The soon-to-be 80-year-old dictator had undergone emergency surgery for some mystery condition (cancer?), and as a result, had transferred all his powers “temporary” to his slightly younger brother, Raul.

The man who had ruled Cuba with an iron fist for nearly half a century handing over power? Voluntarily? Because he was sick?

Many thought it was the beginning of the end for the rancid, deeply corrupt hierarchy that has kept a tight rein on the island since those heady days back in January 1959.

There was dancing in the streets of Miami, but back here in the Antipodes, the handful of Australians who pay regular attention to Cuban affairs (hi, everybody), took a more cautious, wait-and-see approach, which is the naturally Australian thing to do.
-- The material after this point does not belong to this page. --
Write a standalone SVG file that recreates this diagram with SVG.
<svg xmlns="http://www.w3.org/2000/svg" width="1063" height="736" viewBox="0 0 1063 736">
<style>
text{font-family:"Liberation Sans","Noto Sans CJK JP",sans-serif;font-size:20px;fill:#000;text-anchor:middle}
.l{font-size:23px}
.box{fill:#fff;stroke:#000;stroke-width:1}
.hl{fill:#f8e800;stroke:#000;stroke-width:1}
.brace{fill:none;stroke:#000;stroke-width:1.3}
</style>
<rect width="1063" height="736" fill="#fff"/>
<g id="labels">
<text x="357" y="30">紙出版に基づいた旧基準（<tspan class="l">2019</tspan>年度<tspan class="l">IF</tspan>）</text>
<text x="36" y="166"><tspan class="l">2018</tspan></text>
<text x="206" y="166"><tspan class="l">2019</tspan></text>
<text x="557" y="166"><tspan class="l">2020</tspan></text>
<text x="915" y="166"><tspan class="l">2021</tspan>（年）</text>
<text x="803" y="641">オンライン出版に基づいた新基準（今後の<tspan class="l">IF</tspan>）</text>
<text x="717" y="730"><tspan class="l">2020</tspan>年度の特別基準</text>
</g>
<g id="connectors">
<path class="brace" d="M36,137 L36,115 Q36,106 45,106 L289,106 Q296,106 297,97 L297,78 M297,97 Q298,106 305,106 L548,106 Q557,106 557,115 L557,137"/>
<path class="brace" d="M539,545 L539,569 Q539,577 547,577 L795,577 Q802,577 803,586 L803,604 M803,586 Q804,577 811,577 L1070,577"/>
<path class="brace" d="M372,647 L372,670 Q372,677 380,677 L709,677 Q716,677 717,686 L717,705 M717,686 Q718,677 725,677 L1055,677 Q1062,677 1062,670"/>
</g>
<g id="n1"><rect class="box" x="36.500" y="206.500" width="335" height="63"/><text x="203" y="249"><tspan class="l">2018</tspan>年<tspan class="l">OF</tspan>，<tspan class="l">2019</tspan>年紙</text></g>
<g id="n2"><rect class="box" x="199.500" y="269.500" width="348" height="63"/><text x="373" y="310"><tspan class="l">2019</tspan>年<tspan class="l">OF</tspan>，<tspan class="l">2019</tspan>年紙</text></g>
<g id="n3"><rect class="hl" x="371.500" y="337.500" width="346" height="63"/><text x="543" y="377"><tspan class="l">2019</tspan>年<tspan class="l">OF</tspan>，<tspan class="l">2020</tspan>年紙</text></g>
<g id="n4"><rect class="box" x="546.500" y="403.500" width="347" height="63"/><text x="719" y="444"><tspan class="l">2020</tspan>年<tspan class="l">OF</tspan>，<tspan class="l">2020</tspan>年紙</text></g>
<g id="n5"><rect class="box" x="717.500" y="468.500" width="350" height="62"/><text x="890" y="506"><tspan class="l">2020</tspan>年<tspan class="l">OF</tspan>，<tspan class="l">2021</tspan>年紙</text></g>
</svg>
That and the fact we have grown weary of predictions about Castro’s demise.

Anyway, it all seems like a long time ago and the obvious question today is this: has anything really changed in Cuba in the past year?
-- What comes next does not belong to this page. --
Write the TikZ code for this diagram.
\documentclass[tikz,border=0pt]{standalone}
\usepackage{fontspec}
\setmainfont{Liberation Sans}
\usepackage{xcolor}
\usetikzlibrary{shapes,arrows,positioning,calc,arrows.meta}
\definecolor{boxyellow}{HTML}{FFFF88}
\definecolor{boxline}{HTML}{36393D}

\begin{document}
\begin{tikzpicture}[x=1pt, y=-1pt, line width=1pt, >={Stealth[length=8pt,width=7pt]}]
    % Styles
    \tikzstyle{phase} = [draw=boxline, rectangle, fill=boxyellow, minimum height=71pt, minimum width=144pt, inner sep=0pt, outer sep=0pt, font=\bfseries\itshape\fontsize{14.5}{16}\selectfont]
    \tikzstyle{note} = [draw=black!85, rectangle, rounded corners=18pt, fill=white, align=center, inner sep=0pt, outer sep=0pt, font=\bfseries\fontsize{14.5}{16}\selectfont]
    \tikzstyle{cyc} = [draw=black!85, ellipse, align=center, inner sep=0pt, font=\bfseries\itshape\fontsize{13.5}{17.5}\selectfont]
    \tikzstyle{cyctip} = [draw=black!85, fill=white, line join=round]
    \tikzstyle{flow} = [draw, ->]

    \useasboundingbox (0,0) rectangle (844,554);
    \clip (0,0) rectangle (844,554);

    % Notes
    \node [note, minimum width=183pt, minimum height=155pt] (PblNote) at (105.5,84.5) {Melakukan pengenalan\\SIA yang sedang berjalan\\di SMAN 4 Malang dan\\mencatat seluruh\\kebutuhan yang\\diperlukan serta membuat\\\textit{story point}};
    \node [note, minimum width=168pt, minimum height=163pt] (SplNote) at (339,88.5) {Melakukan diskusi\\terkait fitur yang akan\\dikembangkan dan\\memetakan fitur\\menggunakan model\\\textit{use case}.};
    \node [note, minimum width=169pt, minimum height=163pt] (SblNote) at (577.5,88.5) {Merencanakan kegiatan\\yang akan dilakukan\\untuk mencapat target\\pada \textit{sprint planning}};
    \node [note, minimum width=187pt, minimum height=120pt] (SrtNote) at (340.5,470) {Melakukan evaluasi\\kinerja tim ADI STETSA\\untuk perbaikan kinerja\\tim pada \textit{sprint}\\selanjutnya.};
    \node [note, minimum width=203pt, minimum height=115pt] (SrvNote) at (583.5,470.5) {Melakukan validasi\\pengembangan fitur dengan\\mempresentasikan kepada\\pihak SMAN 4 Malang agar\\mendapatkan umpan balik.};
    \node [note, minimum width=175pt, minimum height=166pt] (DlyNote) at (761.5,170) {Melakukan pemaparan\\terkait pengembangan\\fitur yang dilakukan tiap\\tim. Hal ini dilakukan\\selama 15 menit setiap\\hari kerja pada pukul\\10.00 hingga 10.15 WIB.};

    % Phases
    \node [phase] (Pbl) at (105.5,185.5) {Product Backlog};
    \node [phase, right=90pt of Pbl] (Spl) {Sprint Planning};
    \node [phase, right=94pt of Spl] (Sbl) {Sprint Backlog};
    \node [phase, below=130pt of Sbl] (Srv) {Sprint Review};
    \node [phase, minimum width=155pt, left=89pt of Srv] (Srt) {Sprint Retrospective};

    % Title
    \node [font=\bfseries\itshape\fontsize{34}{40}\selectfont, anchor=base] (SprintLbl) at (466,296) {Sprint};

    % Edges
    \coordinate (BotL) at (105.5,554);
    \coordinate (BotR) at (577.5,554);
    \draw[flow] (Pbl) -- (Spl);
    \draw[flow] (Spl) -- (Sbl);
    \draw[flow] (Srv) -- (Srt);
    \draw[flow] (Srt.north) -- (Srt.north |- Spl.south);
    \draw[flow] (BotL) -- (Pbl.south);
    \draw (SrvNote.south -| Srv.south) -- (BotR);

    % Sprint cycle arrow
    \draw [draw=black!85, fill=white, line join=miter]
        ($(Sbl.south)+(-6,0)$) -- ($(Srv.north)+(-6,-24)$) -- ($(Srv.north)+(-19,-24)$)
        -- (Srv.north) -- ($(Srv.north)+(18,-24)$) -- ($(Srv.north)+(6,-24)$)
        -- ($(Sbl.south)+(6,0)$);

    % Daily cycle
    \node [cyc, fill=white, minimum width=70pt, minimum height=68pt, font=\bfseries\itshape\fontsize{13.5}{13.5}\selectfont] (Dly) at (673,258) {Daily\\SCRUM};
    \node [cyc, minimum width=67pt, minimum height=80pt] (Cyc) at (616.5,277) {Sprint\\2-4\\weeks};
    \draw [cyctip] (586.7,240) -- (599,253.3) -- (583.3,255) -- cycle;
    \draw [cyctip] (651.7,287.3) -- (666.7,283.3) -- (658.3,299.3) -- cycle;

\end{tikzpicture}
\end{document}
Here are two separate assessments.

The first is a report by David Usborne of the British daily The Independent, who is of the view that Cuba is still “languishing” in Fidel Castro’s shadow.
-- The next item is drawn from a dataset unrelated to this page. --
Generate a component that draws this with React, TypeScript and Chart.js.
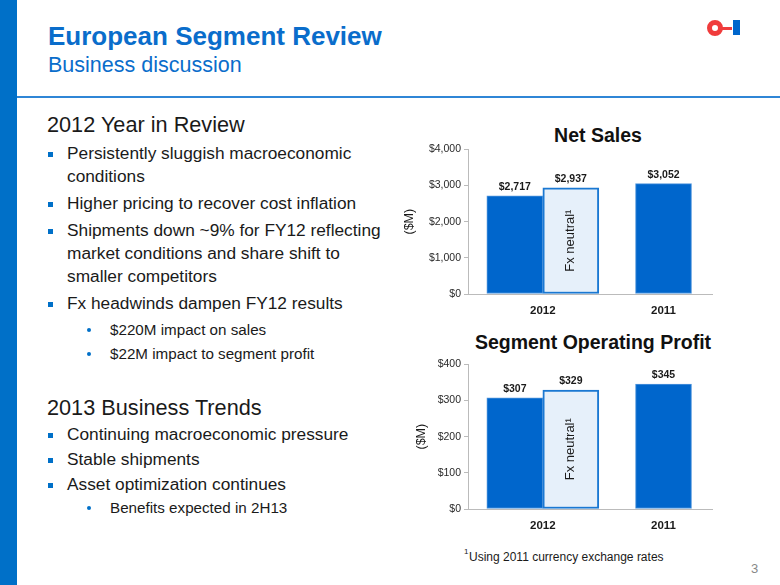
import React, { useEffect, useRef } from "react";
import { Chart, registerables } from "chart.js";

Chart.register(...registerables);

const FONT = '"Liberation Sans", Arial, Helvetica, sans-serif';

// ---- data ----
const categories = ["2012", "2011"];
const seriesNames = ["Reported", "Fx neutral"];
const netSalesReported = [2717, 3052];
const netSalesFxNeutral: (number | null)[] = [2937, null];
const profitReported = [307, 345];
const profitFxNeutral: (number | null)[] = [329, null];
const netSalesTicks = [0, 1000, 2000, 3000, 4000];
const profitTicks = [0, 100, 200, 300, 400];

const fmt = (v: number) => "$" + v.toLocaleString("en-US");

const toPoints = (arr: (number | null)[]) =>
  arr
    .map((v, i) => (v == null ? null : { x: i, y: v }))
    .filter((p) => p !== null) as { x: number; y: number }[];

const labelPlugin = {
  id: "barLabels",
  afterDatasetsDraw(chart: any) {
    const ctx = chart.ctx;
    chart.data.datasets.forEach((ds: any, di: number) => {
      const meta = chart.getDatasetMeta(di);
      meta.data.forEach((bar: any, i: number) => {
        const v = ds.data[i].y;
        ctx.save();
        ctx.font = `bold 10.5px ${FONT}`;
        ctx.fillStyle = "#1a1a1a";
        ctx.textAlign = "center";
        ctx.textBaseline = "alphabetic";
        ctx.fillText(fmt(v), bar.x, bar.y - 6);
        if (ds.innerLabel) {
          ctx.translate(bar.x, (bar.y + bar.base) / 2);
          ctx.rotate(-Math.PI / 2);
          ctx.font = `13px ${FONT}`;
          ctx.textBaseline = "middle";
          ctx.fillText(ds.innerLabel, 0, 0);
        }
        ctx.restore();
      });
    });
  },
};

function BarChart(props: {
  reported: number[];
  fxNeutral: (number | null)[];
  ticks: number[];
  titlePad: number;
  width: number;
  height: number;
}) {
  const ref = useRef<HTMLCanvasElement>(null);
  useEffect(() => {
    const { reported, fxNeutral, ticks, titlePad } = props;
    const chart = new Chart(ref.current as HTMLCanvasElement, {
      type: "bar",
      data: {
        datasets: [
          {
            label: seriesNames[0],
            data: toPoints(reported),
            backgroundColor: "#0066CC",
            borderColor: "#4F95DC",
            borderWidth: 1,
            borderSkipped: false,
          },
          {
            label: seriesNames[1],
            innerLabel: seriesNames[1] + "\u00B9",
            data: toPoints(fxNeutral),
            backgroundColor: "#E6F0FA",
            borderColor: "#1A78D2",
            borderWidth: 2,
            borderSkipped: false,
          } as any,
        ],
      },
      options: {
        responsive: false,
        animation: false,
        layout: { padding: { top: 9, right: 0, left: 0, bottom: 0 } },
        datasets: { bar: { barThickness: 56, skipNull: true, grouped: true } } as any,
        plugins: {
          legend: { display: false },
          tooltip: { enabled: false },
          title: { display: false },
        },
        scales: {
          x: {
            type: "linear",
            min: -0.62,
            max: 1.41,
            offset: false,
            grid: { display: false, drawTicks: false },
            border: { display: true, color: "#BBBBBB", width: 1 },
            afterBuildTicks: (axis: any) => {
              axis.ticks = categories.map((_, i) => ({ value: i }));
            },
            afterFit: (scale: any) => {
              scale.height = 26;
            },
            ticks: {
              autoSkip: false,
              maxRotation: 0,
              padding: 10,
              color: "#1a1a1a",
              font: { family: FONT, size: 11.5, weight: "bold" },
              callback: (v: any) => categories[v] ?? "",
            },
          },
          y: {
            min: ticks[0],
            max: ticks[ticks.length - 1],
            afterBuildTicks: (axis: any) => {
              axis.ticks = ticks.map((t) => ({ value: t }));
            },
            afterFit: (scale: any) => {
              scale.width = 73;
            },
            grid: {
              display: true,
              drawOnChartArea: false,
              drawTicks: true,
              tickLength: 4,
              color: "#BBBBBB",
            },
            border: { display: true, color: "#BBBBBB", width: 1 },
            ticks: {
              padding: 3,
              color: "#2a2a2a",
              font: { family: FONT, size: 10.5 },
              callback: (v: any) => fmt(Number(v)),
            },
            title: {
              display: true,
              text: "($M)",
              color: "#1a1a1a",
              font: { family: FONT, size: 12.5 },
              padding: { top: titlePad, bottom: 0 },
            },
          },
        },
      } as any,
      plugins: [labelPlugin],
    });
    return () => chart.destroy();
  }, []);
  return (
    <canvas
      ref={ref}
      width={props.width}
      height={props.height}
      style={{ width: props.width, height: props.height, display: "block" }}
    />
  );
}

const T = (p: {
  x: number;
  b: number;
  size: number;
  bold?: boolean;
  color?: string;
  center?: boolean;
  children: React.ReactNode;
}) => (
  <div
    style={{
      position: "absolute",
      left: p.x,
      top: p.b - 0.8465 * p.size,
      fontSize: p.size,
      lineHeight: `${p.size}px`,
      fontWeight: p.bold ? 700 : 400,
      color: p.color || "#1a1a1a",
      whiteSpace: "nowrap",
      fontFamily: FONT,
      transform: p.center ? "translateX(-50%)" : undefined,
    }}
  >
    {p.children}
  </div>
);

const BLUE = "#0070C8";

type Line = { text: string; b: number; level: number; bullet: boolean };
const lines: Line[] = [
  { text: "Persistently sluggish macroeconomic", b: 160, level: 1, bullet: true },
  { text: "conditions", b: 183, level: 1, bullet: false },
  { text: "Higher pricing to recover cost inflation", b: 210, level: 1, bullet: true },
  { text: "Shipments down ~9% for FY12 reflecting", b: 237, level: 1, bullet: true },
  { text: "market conditions and share shift to", b: 260, level: 1, bullet: false },
  { text: "smaller competitors", b: 283, level: 1, bullet: false },
  { text: "Fx headwinds dampen FY12 results", b: 310, level: 1, bullet: true },
  { text: "$220M impact on sales", b: 335, level: 2, bullet: true },
  { text: "$22M impact to segment profit", b: 359, level: 2, bullet: true },
  { text: "Continuing macroeconomic pressure", b: 441, level: 1, bullet: true },
  { text: "Stable shipments", b: 466, level: 1, bullet: true },
  { text: "Asset optimization continues", b: 491, level: 1, bullet: true },
  { text: "Benefits expected in 2H13", b: 513, level: 2, bullet: true },
];

export default function App() {
  return (
    <div
      style={{
        position: "fixed",
        left: 0,
        top: 0,
        width: 780,
        height: 585,
        background: "#fff",
        overflow: "hidden",
        fontFamily: FONT,
      }}
    >
      {/* left band */}
      <div style={{ position: "absolute", left: 0, top: 0, width: 17, height: 585, background: BLUE }} />
      {/* header rule */}
      <div style={{ position: "absolute", left: 17, top: 96, width: 763, height: 2, background: "#2F86D6" }} />

      <T x={48} b={45} size={26} bold color="#0A6DCB">European Segment Review</T>
      <T x={48} b={73} size={21.5} color="#0A6DCB">Business discussion</T>

      {/* logo */}
      <div style={{ position: "absolute", left: 707, top: 20, width: 16, height: 16, borderRadius: "50%", boxSizing: "border-box", border: "5.5px solid #F03C3C" }} />
      <div style={{ position: "absolute", left: 722, top: 26.5, width: 10, height: 3, background: "#F03C3C" }} />
      <div style={{ position: "absolute", left: 733, top: 20, width: 7, height: 15, background: "#0066CC" }} />

      <T x={47} b={132} size={21.7}>2012 Year in Review</T>
      <T x={47} b={415} size={21.7}>2013 Business Trends</T>

      {lines.map((l, i) => (
        <React.Fragment key={i}>
          {l.bullet && l.level === 1 && (
            <div style={{ position: "absolute", left: 48, top: l.b - 8, width: 5, height: 5, background: BLUE }} />
          )}
          {l.bullet && l.level === 2 && (
            <div style={{ position: "absolute", left: 87, top: l.b - 7, width: 4, height: 4, borderRadius: "50%", background: BLUE }} />
          )}
          <T x={l.level === 1 ? 67 : 110} b={l.b} size={l.level === 1 ? 17.3 : 15.2}>
            {l.text}
          </T>
        </React.Fragment>
      ))}

      {/* chart titles */}
      <T x={598} b={143} size={19.5} bold center color="#111">Net Sales</T>
      <T x={593} b={350} size={19.5} bold center color="#111">Segment Operating Profit</T>

      <div style={{ position: "absolute", left: 395, top: 140 }}>
        <BarChart reported={netSalesReported} fxNeutral={netSalesFxNeutral} ticks={netSalesTicks} titlePad={7} width={318} height={180} />
      </div>
      <div style={{ position: "absolute", left: 395, top: 355 }}>
        <BarChart reported={profitReported} fxNeutral={profitFxNeutral} ticks={profitTicks} titlePad={19} width={318} height={180} />
      </div>

      {/* footnote */}
      <T x={464} b={555} size={8}>1</T>
      <T x={469} b={561} size={12}>Using 2011 currency exchange rates</T>
      <T x={751} b={573} size={13} color="#888">3</T>
    </div>
  );
}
“Cuba marked the first anniversary of Fidel Castro provisionally handing power to his younger brother, Raul, with little sign of the political or economic change some had expected,” Usborne comments. “Human rights reform, freedom, and reliable supplies of food staples remain as elusive as ever."

Then there is this somewhat more up-beat assessment from Anthony Boadle, the Reuters correspondent in Havana.

“One year after taking over from his ailing brother as Cuba's leader, Raul Castro is raising hopes of reforms to relieve economic inefficiencies and food shortages but he is not offering political change,” Boadle writes in his dispatch.

He then quotes a “Havana maid who asked not to be named” as saying: "People feel encouraged. The speech [on 26th July] shows that Raul is in charge now. Changes are coming.”

But Boadle reports, her husband was way less optimistic.

"We've heard the same story for years - I can only afford vegetables on my pay, never meat," the unnamed husband said before “his wife shut him up, saying he could be arrested”.

Make up your own mind.

2 Comments:

Anonymous Anonymous said...

"Raising hopes." Indeed. Well, why not? Castro I spent the previous 46 years doing the exact same thing. The results were hardly commensurate with the promises, but I suppose it's the thought that counts, isn't it? Now Castro II continues the fraud, I mean tradition. Touching, really.

I am, of course, deeply impressed by the, uh, open-mindedness of the Reuters reporter. Some would call him, at best, embarrassingly clueless, but they're no doubt CIA operatives. Carry on.

3:16 am  
Anonymous Anonymous said...

Nerdy, you say? Fair enough, but but to my eye he looks exactly like every truly abject arse-kisser I've ever seen. One would have thought that such a brazen example of the species would be less openly displayed, if only to preserve a modicum of propriety (or at least the semblance of it).